Article: Get Hard or Die Trying: Impotence and the Displacement of the White Male in Michel Houellebecq’s Sérotonine
Author(s): André Pettman
Abstract: Taking up Paul Preciado’s theories in his book Testo Junkie (2013) concerning contemporary biocapitalism, this essay argues that Michel Houellebecq’s latest novel, Sérotonine (2019), represents a radical move away from the hegemony of the white cis-male, heterosexual body depicted in his earlier literary corpus. The narrator of Sérotonine is stripped of his sexual capacity by an antidepressant that makes him impotent. Once unable to escape the stimuli and commodities designed to incite pleasure, thus leaving the body in a constant state of arousal, Houellebecq’s male subject is now unequivocally portrayed as being flaccid. Rather than disclose a sense of reconciliation or resignation with the market, the novel reveals an expulsion from it entirely. The narrator’s futile attempts to reinstate his male dominance further demonstrate the totalizing presence of sex, pleasure, and pharmaceutical drugs in Houellebecq’s novels and attest to the notion that the once-hegemonic male body of his literary universe is now simply hanging on to life itself as contemporary biocapitalism careens forward on its never-ending quest to maximize pleasure and desire.
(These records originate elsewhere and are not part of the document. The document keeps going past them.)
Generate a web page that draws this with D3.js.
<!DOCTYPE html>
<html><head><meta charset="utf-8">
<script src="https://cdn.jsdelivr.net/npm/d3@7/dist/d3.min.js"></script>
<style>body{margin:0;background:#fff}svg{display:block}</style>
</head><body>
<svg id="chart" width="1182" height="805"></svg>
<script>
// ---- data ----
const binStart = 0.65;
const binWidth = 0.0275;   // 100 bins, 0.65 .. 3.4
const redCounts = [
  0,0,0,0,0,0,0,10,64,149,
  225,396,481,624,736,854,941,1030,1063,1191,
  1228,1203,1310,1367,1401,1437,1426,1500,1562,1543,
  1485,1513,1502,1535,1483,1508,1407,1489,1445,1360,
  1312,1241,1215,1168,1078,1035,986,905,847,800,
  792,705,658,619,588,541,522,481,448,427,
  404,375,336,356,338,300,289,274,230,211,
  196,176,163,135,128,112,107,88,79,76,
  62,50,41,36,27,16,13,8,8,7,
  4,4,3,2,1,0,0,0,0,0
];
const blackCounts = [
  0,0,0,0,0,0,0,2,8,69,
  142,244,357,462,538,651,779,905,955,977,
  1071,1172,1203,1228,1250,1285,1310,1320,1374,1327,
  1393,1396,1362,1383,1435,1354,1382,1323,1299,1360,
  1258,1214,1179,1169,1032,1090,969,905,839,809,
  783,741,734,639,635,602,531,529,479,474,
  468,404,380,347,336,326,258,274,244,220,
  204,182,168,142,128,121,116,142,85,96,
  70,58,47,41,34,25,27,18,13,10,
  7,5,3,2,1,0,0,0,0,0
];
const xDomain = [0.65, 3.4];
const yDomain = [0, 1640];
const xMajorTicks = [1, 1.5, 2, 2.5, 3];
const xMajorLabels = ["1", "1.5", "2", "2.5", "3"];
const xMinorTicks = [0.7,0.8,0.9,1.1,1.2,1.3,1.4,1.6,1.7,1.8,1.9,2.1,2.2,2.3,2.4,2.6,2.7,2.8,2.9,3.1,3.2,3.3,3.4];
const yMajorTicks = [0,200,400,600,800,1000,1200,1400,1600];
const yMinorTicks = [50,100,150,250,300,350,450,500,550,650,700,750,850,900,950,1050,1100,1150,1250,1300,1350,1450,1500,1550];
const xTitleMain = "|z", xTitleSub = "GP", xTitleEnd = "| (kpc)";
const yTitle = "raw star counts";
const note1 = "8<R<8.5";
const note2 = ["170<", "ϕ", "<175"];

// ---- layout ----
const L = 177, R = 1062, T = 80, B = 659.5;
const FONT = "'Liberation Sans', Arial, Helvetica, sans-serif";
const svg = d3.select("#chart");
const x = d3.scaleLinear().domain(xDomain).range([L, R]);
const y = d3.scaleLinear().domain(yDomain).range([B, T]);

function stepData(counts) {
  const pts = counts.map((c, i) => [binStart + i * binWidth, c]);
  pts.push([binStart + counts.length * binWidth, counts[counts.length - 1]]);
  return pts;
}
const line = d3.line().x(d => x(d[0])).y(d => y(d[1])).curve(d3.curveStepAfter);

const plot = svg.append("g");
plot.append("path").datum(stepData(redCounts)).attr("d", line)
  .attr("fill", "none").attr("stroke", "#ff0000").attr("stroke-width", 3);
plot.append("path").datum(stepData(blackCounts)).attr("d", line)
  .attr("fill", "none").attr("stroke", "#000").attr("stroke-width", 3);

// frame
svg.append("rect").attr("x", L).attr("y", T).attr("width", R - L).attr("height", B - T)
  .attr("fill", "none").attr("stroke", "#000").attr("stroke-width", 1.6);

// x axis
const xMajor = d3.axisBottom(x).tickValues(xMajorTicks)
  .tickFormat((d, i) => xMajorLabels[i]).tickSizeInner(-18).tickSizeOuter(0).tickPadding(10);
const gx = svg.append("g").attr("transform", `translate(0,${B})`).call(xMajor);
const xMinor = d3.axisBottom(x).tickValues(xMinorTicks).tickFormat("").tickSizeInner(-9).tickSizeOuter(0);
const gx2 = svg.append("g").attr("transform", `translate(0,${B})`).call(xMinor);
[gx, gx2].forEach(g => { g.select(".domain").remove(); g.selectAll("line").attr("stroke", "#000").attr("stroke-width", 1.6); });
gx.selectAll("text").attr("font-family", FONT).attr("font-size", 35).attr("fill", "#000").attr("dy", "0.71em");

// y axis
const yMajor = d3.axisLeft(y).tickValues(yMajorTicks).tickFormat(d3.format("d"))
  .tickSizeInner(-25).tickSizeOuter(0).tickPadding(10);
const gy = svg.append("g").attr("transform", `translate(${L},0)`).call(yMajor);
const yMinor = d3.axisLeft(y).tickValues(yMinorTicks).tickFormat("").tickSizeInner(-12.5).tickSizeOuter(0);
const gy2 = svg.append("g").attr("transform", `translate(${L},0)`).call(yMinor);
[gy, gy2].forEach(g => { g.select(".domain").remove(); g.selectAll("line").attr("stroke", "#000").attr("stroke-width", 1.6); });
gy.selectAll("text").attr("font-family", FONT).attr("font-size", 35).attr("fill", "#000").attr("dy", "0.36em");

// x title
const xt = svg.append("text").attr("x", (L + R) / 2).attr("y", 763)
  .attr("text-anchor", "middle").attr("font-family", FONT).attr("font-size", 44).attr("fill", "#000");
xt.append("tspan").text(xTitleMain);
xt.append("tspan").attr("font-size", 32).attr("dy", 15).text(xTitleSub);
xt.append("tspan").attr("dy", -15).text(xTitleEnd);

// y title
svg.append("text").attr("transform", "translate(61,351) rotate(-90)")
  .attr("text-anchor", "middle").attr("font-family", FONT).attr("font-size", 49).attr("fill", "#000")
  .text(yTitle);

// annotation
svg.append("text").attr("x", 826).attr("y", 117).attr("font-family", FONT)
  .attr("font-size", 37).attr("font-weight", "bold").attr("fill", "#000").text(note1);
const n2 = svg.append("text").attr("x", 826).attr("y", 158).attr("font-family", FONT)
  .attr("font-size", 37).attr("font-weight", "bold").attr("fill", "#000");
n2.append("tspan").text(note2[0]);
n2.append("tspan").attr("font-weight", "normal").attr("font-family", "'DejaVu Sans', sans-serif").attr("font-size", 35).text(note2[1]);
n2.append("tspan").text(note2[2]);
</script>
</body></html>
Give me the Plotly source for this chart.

Article: A Matter of Life and Death: Michel Houellebecq’s Vibrant Materialism
Author(s): Gai Farchi
Abstract: Michel Houellebecq’s fiction is often perceived as essentially materialistic, in the sense that it follows the decline of humanity in the loss of transcendence, while every human interaction, including love and sex, is reduced to the logic of the capitalist market. Taking on a new materialistic approach, this article aims to challenge this presumption with readings that emphasize the vibrant, subversive nature of materiality in Houellebecq’s fiction, particularly in the novels La carte et le territoire and Sérotonine. Drawing on recent new materialistic thought, I show that the shared destiny Houellebecq ascribes to both humans and objects under the logic of late capitalism makes, at times, this interdependence challenging to political economy. Vibrant matter, or the ex-nihilo rise of the “thing” from within the “object”, becomes the ultimate rescue of both the human and the non-human in his novels. This perspective enables us to conceive of Houellebecq not merely as a pessimistic voice lamenting the decline of the human, but one that presents affirmative posthuman ethics, undermining the circulation of commodities, and of people as commodities, from the margins of the system itself.